Una governance guidata da Renault. E’ questa la condizione dettata dallo Stato Francese per dare il proprio benestare alla fusione con Fiat Chrysler Automobiles. Il governo transalpino possiede una buona fetta di quote dell’azienda automobilistica locale e non intende dire “ok” se non saranno garantite le proprie volontà. A questo punto, la fusione FCA-Renault è davvero in pericolo. Ma esaminiamo le cose con calma e dettagliatamente.
Fusione FCA-Renault, perché rischia di crollare il castello?
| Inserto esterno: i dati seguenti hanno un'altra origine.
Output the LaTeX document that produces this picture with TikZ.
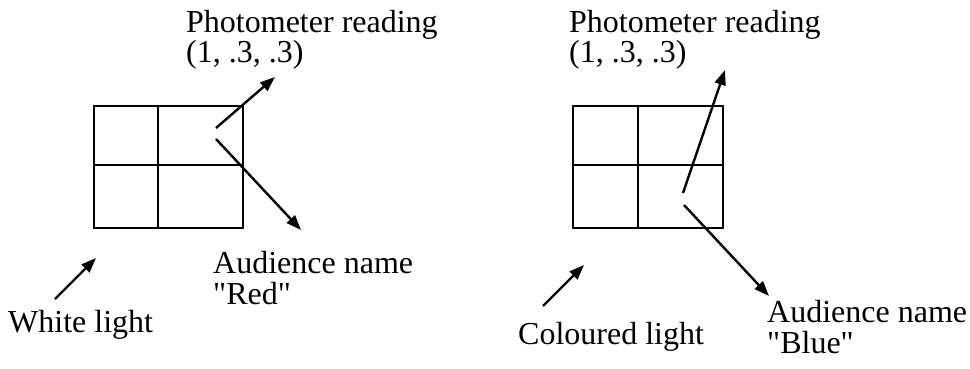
\documentclass[tikz,border=0pt]{standalone}
\usepackage{fontspec}
\setmainfont{Liberation Serif}[Ligatures=TeXOff]
\usetikzlibrary{arrows.meta}
\begin{document}
\begin{tikzpicture}[x=1pt,y=-1pt,
  lbl/.style={anchor=base west,inner sep=0pt,font=\fontsize{32pt}{32pt}\selectfont},
  grid/.style={line width=2.4pt},
  arr/.style={line width=2.4pt,-{Triangle[length=15pt,width=11pt]}}]
\useasboundingbox (0,0) rectangle (970,369);
% left grid
\draw[grid] (94,106) rectangle (243,228);
\draw[grid] (158,106) -- (158,228);
\draw[grid] (94,165) -- (243,165);
% right grid
\draw[grid] (573,106) rectangle (723,228);
\draw[grid] (638,106) -- (638,228);
\draw[grid] (573,165) -- (723,165);
% labels
\node[lbl] (pl1) at (186,33) {Photometer reading};
\node[lbl] (pl2) at (186,63) {(1, .3, .3)};
\node[lbl] (al1) at (213,273) {Audience name};
\node[lbl] (al2) at (213,304) {"Red"};
\node[lbl] (wl) at (8,332) {White light};
\node[lbl] (pr1) at (569,33) {Photometer reading};
\node[lbl] (pr2) at (569,63) {(1, .3, .3)};
\node[lbl] (ar1) at (767,322) {Audience name};
\node[lbl] (ar2) at (767,353) {"Blue"};
\node[lbl] (cl) at (518,344) {Coloured light};
% arrow end points
\coordinate (lu0) at (216,128); \coordinate (lu1) at (275,77);
\coordinate (ld0) at (216,139); \coordinate (ld1) at (301,230);
\coordinate (wl0) at (55,299); \coordinate (wl1) at (96,258);
\coordinate (ru0) at (683,193); \coordinate (ru1) at (725,70);
\coordinate (rd0) at (684,205); \coordinate (rd1) at (769,296);
\coordinate (cl0) at (543,306); \coordinate (cl1) at (584,265);
\draw[arr] (lu0) -- (lu1);
\draw[arr] (ld0) -- (ld1);
\draw[arr] (wl0) -- (wl1);
\draw[arr] (ru0) -- (ru1);
\draw[arr] (rd0) -- (rd1);
\draw[arr] (cl0) -- (cl1);
\end{tikzpicture}
\end{document}
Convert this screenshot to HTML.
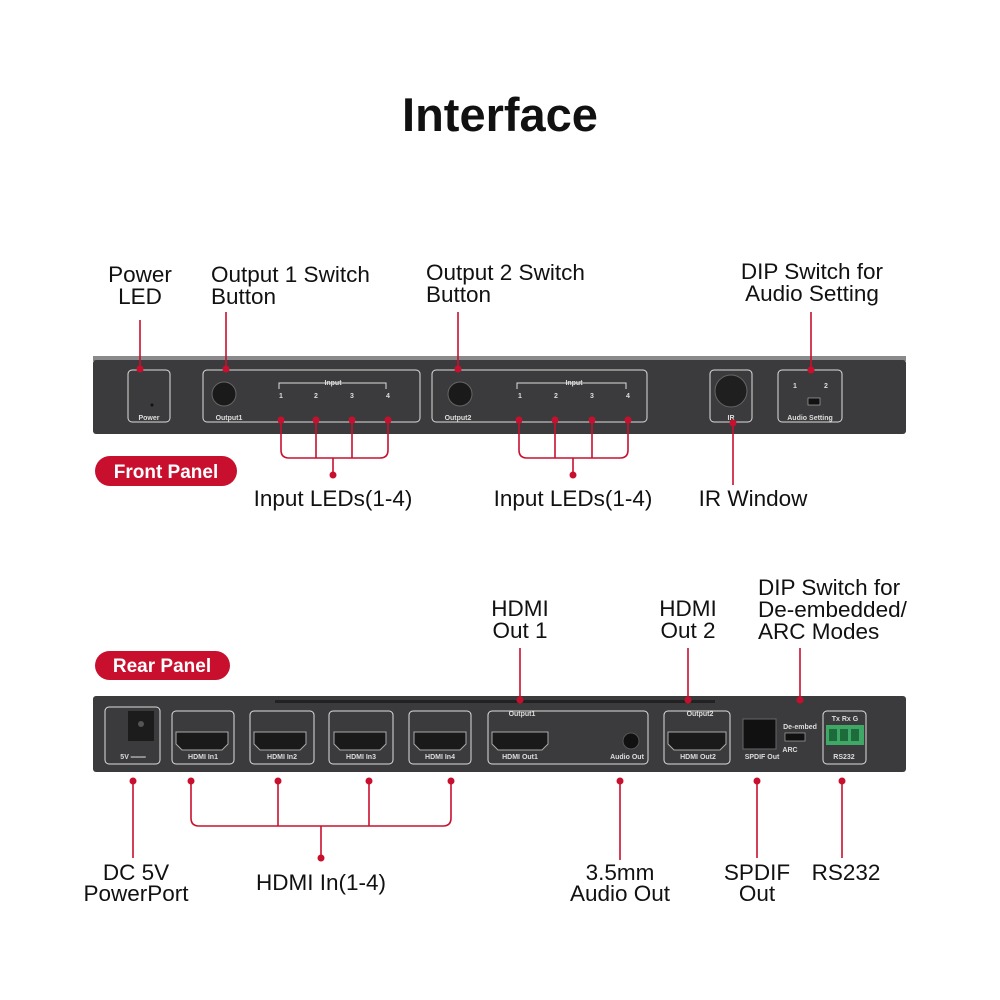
<!DOCTYPE html>
<html><head><meta charset="utf-8"><style>
html,body{margin:0;padding:0;background:#fff;}
svg{display:block}
.l{font-family:"Liberation Sans",sans-serif;font-size:22.5px;fill:#111;}
.s{font-family:"Liberation Sans",sans-serif;font-size:7px;fill:#ddd;font-weight:bold}
.r{stroke:#c8102e;stroke-width:1.6;fill:none}
.w{stroke:#ddd;stroke-width:1;fill:none}
</style></head><body>
<svg width="1000" height="1000" viewBox="0 0 1000 1000">
<text x="500" y="131" text-anchor="middle" font-family="Liberation Sans,sans-serif" font-weight="bold" font-size="47" fill="#111">Interface</text>

<!-- front labels -->
<g class="l" text-anchor="middle">
<text x="140" y="282">Power</text><text x="140" y="304">LED</text>
<text x="812" y="279">DIP Switch for</text><text x="812" y="301">Audio Setting</text>
<text x="333" y="506">Input LEDs(1-4)</text>
<text x="573" y="506">Input LEDs(1-4)</text>
<text x="753" y="506">IR Window</text>
</g>
<g class="l"><text x="211" y="282">Output 1 Switch</text><text x="211" y="304">Button</text>
<text x="426" y="280">Output 2 Switch</text><text x="426" y="302">Button</text></g>

<!-- front panel -->
<rect x="93" y="356" width="813" height="5" fill="#8a8a8c"/>
<rect x="93" y="360" width="813" height="74" rx="3" fill="#3b3b3d"/>
<g class="w">
<rect x="128" y="370" width="42" height="52" rx="4"/>
<rect x="203" y="370" width="217" height="52" rx="4"/>
<rect x="432" y="370" width="215" height="52" rx="4"/>
<rect x="710" y="370" width="42" height="52" rx="4"/>
<rect x="778" y="370" width="64" height="52" rx="4"/>
<path d="M279 389v-6h107v6M517 389v-6h109v6"/>
</g>
<circle cx="224" cy="394" r="12" fill="#1a1a1a" stroke="#666"/>
<circle cx="460" cy="394" r="12" fill="#1a1a1a" stroke="#666"/>
<circle cx="731" cy="391" r="16" fill="#1f1f1f" stroke="#666"/>
<rect x="808" y="398" width="12" height="7" fill="#111" stroke="#bbb" stroke-width=".6"/>
<g class="s" text-anchor="middle">
<text x="149" y="420">Power</text>
<text x="229" y="420">Output1</text><text x="458" y="420">Output2</text>
<text x="333" y="385">Input</text><text x="574" y="385">Input</text>
<text x="281" y="398">1</text><text x="316" y="398">2</text><text x="352" y="398">3</text><text x="388" y="398">4</text>
<text x="520" y="398">1</text><text x="556" y="398">2</text><text x="592" y="398">3</text><text x="628" y="398">4</text>
<text x="731" y="420">IR</text><text x="810" y="420">Audio Setting</text>
<text x="795" y="388">1</text><text x="826" y="388">2</text>
</g>
<g fill="#111"><circle cx="152" cy="405" r="1.5"/></g>

<g class="r">
<path d="M140 320V369M226 312V369M458 312V369M811 312V370"/>
<path d="M281 420v30q0 8 8 8h91q8 0 8-8v-30M316 420v38M352 420v38M333 458v17"/>
<path d="M519 420v30q0 8 8 8h93q8 0 8-8v-30M555 420v38M592 420v38M573 458v17"/>
<path d="M733 423v62"/>
</g>
<g fill="#c8102e">
<circle cx="140" cy="369" r="3.5"/><circle cx="226" cy="369" r="3.5"/><circle cx="458" cy="369" r="3.5"/><circle cx="811" cy="370" r="3.5"/>
<circle cx="281" cy="420" r="3.5"/><circle cx="316" cy="420" r="3.5"/><circle cx="352" cy="420" r="3.5"/><circle cx="388" cy="420" r="3.5"/>
<circle cx="519" cy="420" r="3.5"/><circle cx="555" cy="420" r="3.5"/><circle cx="592" cy="420" r="3.5"/><circle cx="628" cy="420" r="3.5"/>
<circle cx="333" cy="475" r="3.5"/><circle cx="573" cy="475" r="3.5"/><circle cx="733" cy="423" r="3.5"/>
</g>
<rect x="95" y="456" width="142" height="30" rx="15" fill="#c8102e"/>
<text x="166" y="478" text-anchor="middle" font-family="Liberation Sans,sans-serif" font-size="19" font-weight="bold" fill="#fff">Front Panel</text>

<!-- rear labels -->
<g class="l" text-anchor="middle">
<text x="520" y="616">HDMI</text><text x="520" y="638">Out 1</text>
<text x="688" y="616">HDMI</text><text x="688" y="638">Out 2</text>
<text x="136" y="880">DC 5V</text><text x="136" y="901">PowerPort</text>
<text x="321" y="890">HDMI In(1-4)</text>
<text x="620" y="880">3.5mm</text><text x="620" y="901">Audio Out</text>
<text x="757" y="880">SPDIF</text><text x="757" y="901">Out</text>
<text x="846" y="880">RS232</text>
</g>
<g class="l"><text x="758" y="595">DIP Switch for</text><text x="758" y="617">De-embedded/</text><text x="758" y="639">ARC Modes</text></g>
<rect x="95" y="651" width="135" height="29" rx="14.5" fill="#c8102e"/>
<text x="162" y="672" text-anchor="middle" font-family="Liberation Sans,sans-serif" font-size="19" font-weight="bold" fill="#fff">Rear Panel</text>

<!-- rear panel -->
<rect x="93" y="696" width="813" height="76" rx="3" fill="#3b3b3d"/>
<rect x="275" y="700" width="440" height="3" fill="#222"/>
<g class="w">
<rect x="105" y="707" width="55" height="57" rx="4"/>
<rect x="172" y="711" width="62" height="53" rx="4"/>
<rect x="250" y="711" width="64" height="53" rx="4"/>
<rect x="329" y="711" width="64" height="53" rx="4"/>
<rect x="409" y="711" width="62" height="53" rx="4"/>
<rect x="488" y="711" width="160" height="53" rx="4"/>
<rect x="664" y="711" width="66" height="53" rx="4"/>
<rect x="823" y="711" width="43" height="53" rx="4"/>
</g>
<rect x="128" y="711" width="26" height="30" fill="#1c1c1c"/><circle cx="141" cy="724" r="3" fill="#555"/>
<g fill="#1a1a1a" stroke="#aaa" stroke-width="1">
<path d="M176 732h52v12l-6 6h-40l-6-6z"/>
<path d="M254 732h52v12l-6 6h-40l-6-6z"/>
<path d="M334 732h52v12l-6 6h-40l-6-6z"/>
<path d="M414 732h52v12l-6 6h-40l-6-6z"/>
<path d="M492 732h56v12l-6 6h-44l-6-6z"/>
<path d="M668 732h58v12l-6 6h-46l-6-6z"/>
</g>
<circle cx="631" cy="741" r="8" fill="#111" stroke="#555"/>
<rect x="743" y="719" width="33" height="30" fill="#111" stroke="#666"/>
<rect x="785" y="733" width="20" height="8" fill="#111" stroke="#bbb" stroke-width=".6"/>
<rect x="826" y="725" width="38" height="20" fill="#3fa866"/>
<g fill="#1d6b3a"><rect x="829" y="729" width="8" height="12"/><rect x="840" y="729" width="8" height="12"/><rect x="851" y="729" width="8" height="12"/></g>
<g class="s" text-anchor="middle">
<text x="133" y="759">5V ═══</text>
<text x="203" y="759">HDMI In1</text><text x="282" y="759">HDMI In2</text><text x="361" y="759">HDMI In3</text><text x="440" y="759">HDMI In4</text>
<text x="520" y="759">HDMI Out1</text><text x="627" y="759">Audio Out</text>
<text x="698" y="759">HDMI Out2</text><text x="762" y="759">SPDIF Out</text><text x="844" y="759">RS232</text>
<text x="522" y="716">Output1</text><text x="700" y="716">Output2</text>
<text x="800" y="729">De-embed</text><text x="790" y="752">ARC</text>
<text x="845" y="721">Tx Rx G</text>
</g>
<g class="r">
<path d="M520 648V700M688 648V700M800 648V700"/>
<path d="M133 781V858M620 781V860M757 781V858M842 781V858"/>
<path d="M191 781v37q0 8 8 8h244q8 0 8-8v-37M278 781v45M369 781v45M321 826v32"/>
</g>
<g fill="#c8102e">
<circle cx="520" cy="700" r="3.5"/><circle cx="688" cy="700" r="3.5"/><circle cx="800" cy="700" r="3.5"/>
<circle cx="133" cy="781" r="3.5"/><circle cx="191" cy="781" r="3.5"/><circle cx="278" cy="781" r="3.5"/><circle cx="369" cy="781" r="3.5"/><circle cx="451" cy="781" r="3.5"/>
<circle cx="620" cy="781" r="3.5"/><circle cx="757" cy="781" r="3.5"/><circle cx="842" cy="781" r="3.5"/><circle cx="321" cy="858" r="3.5"/>
</g>
</svg>
</body></html>
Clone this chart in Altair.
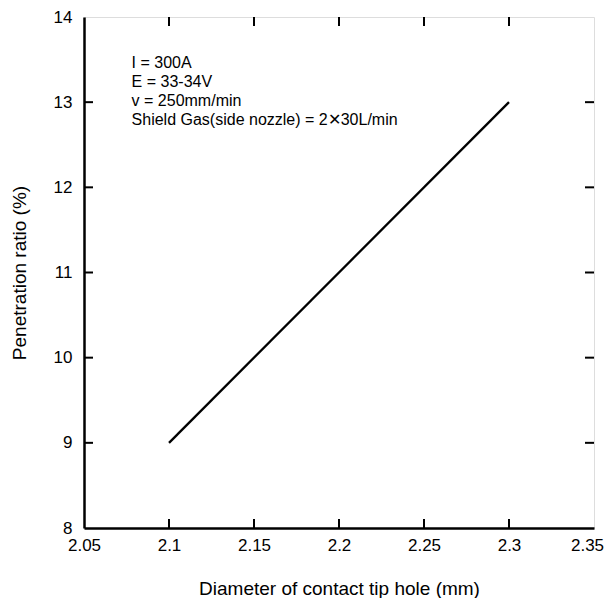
import altair as alt
import pandas as pd

# data
diameter = [2.1, 2.3]
penetration = [9, 13]
x_ticks = [2.05, 2.1, 2.15, 2.2, 2.25, 2.3, 2.35]
y_ticks = [8, 9, 10, 11, 12, 13, 14]
annotation_lines = ["I = 300A", "E = 33-34V", "v = 250mm/min",
                    "Shield Gas(side nozzle) = 2\u271530L/min"]

W, H = 510, 511
TL = 9
FONT = "Liberation Sans"

xs = alt.Scale(domain=[2.05, 2.35], nice=False, zero=False)
ys = alt.Scale(domain=[8, 14], nice=False, zero=False)

common = dict(ticks=False, grid=False, labelFontSize=17, titleFontSize=19,
              labelColor="black", titleColor="black", titleFontWeight="normal",
              domainColor="black", domainWidth=2.5, labelFont=FONT, titleFont=FONT,
              labelFlush=False, labelOverlap=False)

line_df = pd.DataFrame({"d": diameter, "p": penetration})
line = alt.Chart(line_df).mark_line(color="black", strokeWidth=2.3).encode(
    x=alt.X("d:Q", scale=xs, title="Diameter of contact tip hole (mm)",
            axis=alt.Axis(values=x_ticks, labelPadding=9, titlePadding=26, format="~g",
                          labelOffset=alt.ExprRef(expr="datum.value > 2.34 ? -7 : 0"),
                          **common)),
    y=alt.Y("p:Q", scale=ys, title="Penetration ratio (%)",
            axis=alt.Axis(values=y_ticks, labelPadding=12, titlePadding=24, format="d",
                          **common)),
)

xt_df = pd.DataFrame({"t": x_ticks[1:-1]})
yt_df = pd.DataFrame({"t": y_ticks[1:-1]})

bottom_ticks = alt.Chart(xt_df).mark_rule(color="black", strokeWidth=2).encode(
    x=alt.X("t:Q", scale=xs), y=alt.value(H), y2=alt.value(H - TL))
top_ticks = alt.Chart(xt_df).mark_rule(color="black", strokeWidth=2).encode(
    x=alt.X("t:Q", scale=xs), y=alt.value(0), y2=alt.value(TL))
left_ticks = alt.Chart(yt_df).mark_rule(color="black", strokeWidth=2).encode(
    y=alt.Y("t:Q", scale=ys), x=alt.value(0), x2=alt.value(TL))
right_ticks = alt.Chart(yt_df).mark_rule(color="black", strokeWidth=2).encode(
    y=alt.Y("t:Q", scale=ys), x=alt.value(W), x2=alt.value(W - TL))

ann_df = pd.DataFrame({"d": [2.078], "p": [13.55], "txt": ["\n".join(annotation_lines)]})
ann = alt.Chart(ann_df).mark_text(align="left", baseline="top", fontSize=16, font=FONT,
                                  lineBreak="\n", lineHeight=19, color="black").encode(
    x=alt.X("d:Q", scale=xs), y=alt.Y("p:Q", scale=ys), text="txt:N")

chart = alt.layer(line, bottom_ticks, top_ticks, left_ticks, right_ticks, ann).properties(
    width=W, height=H, padding={"left": 2, "top": 0, "right": 0, "bottom": 0}
).configure_view(stroke="black", strokeWidth=2.5).configure(background="white")

chart.save("out.html", embed_options={"renderer": "svg", "actions": False})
Domani, Renault avrebbe dovuto dare la propria risposta ad FCA. A quanto pare ciò accadrà lo stesso, ma la strada sembra essere in salita. La lettera di John Elkann parlava chiaro: la governance avrebbe dovuto essere capeggiata da Fiat Chrysler Automobiles con la sede centrale in Olanda. Nel weekend, però, l’intervento della Francia ha cambiato tutte le carte in tavola.
Ad ogni modo, FCA avrebbe dato il proprio consenso alla modifica delle condizioni, anche se a malincuore. Con l’intervento della Francia, anche lo Stato Italiano ha voluto tutelarsi. Queste le parole affidate a Facebook da Luigi Di Maio:
“Sono in contatto con i vertici di FCA. Stiamo seguendo come Governo l’operazione FCA-RENAULT che, vista la portata, vede il nostro Paese tra i suoi protagonisti. L’obiettivo dichiarato di questa operazione è una partnership tecnologica che permetta lo sviluppo di nuovi prodotti e la crescita del comparto automotive in Europa e in Italia. Stiamo monitorando l’operazione per conoscere il notevole valore aggiunto che dovrà portare all’Italia.
Il mio auspicio è che possa creare più lavoro, portando più tecnologia e più crescita al nostro mercato dell’automotive, ma a quanto si apprende pubblicamente, le trattative sono ancora in corso. Diamo per scontato che si salvaguardino prima di tutto i lavoratori e che, piuttosto, attraverso il mantenimento e il potenziamento del piano di investimenti sugli stabilimenti italiani, questi aumentino nel prossimo futuro.
Lo Stato ha già supportato e supporta FCA in Italia e lo ha fatto attraverso entrambi i ministeri che ho l’onore di dirigere, sia nell’interesse dei lavoratori che dell’azienda. Lo ha fatto prima di tutto nel rispetto della tradizione di un marchio indissolubilmente legato all’Italia e alla sua storia e che ci auguriamo continui a essere rispettato, perché solo in quel caso staremmo parlando di un’operazione di crescita e sviluppo aziendale come da noi intesa”.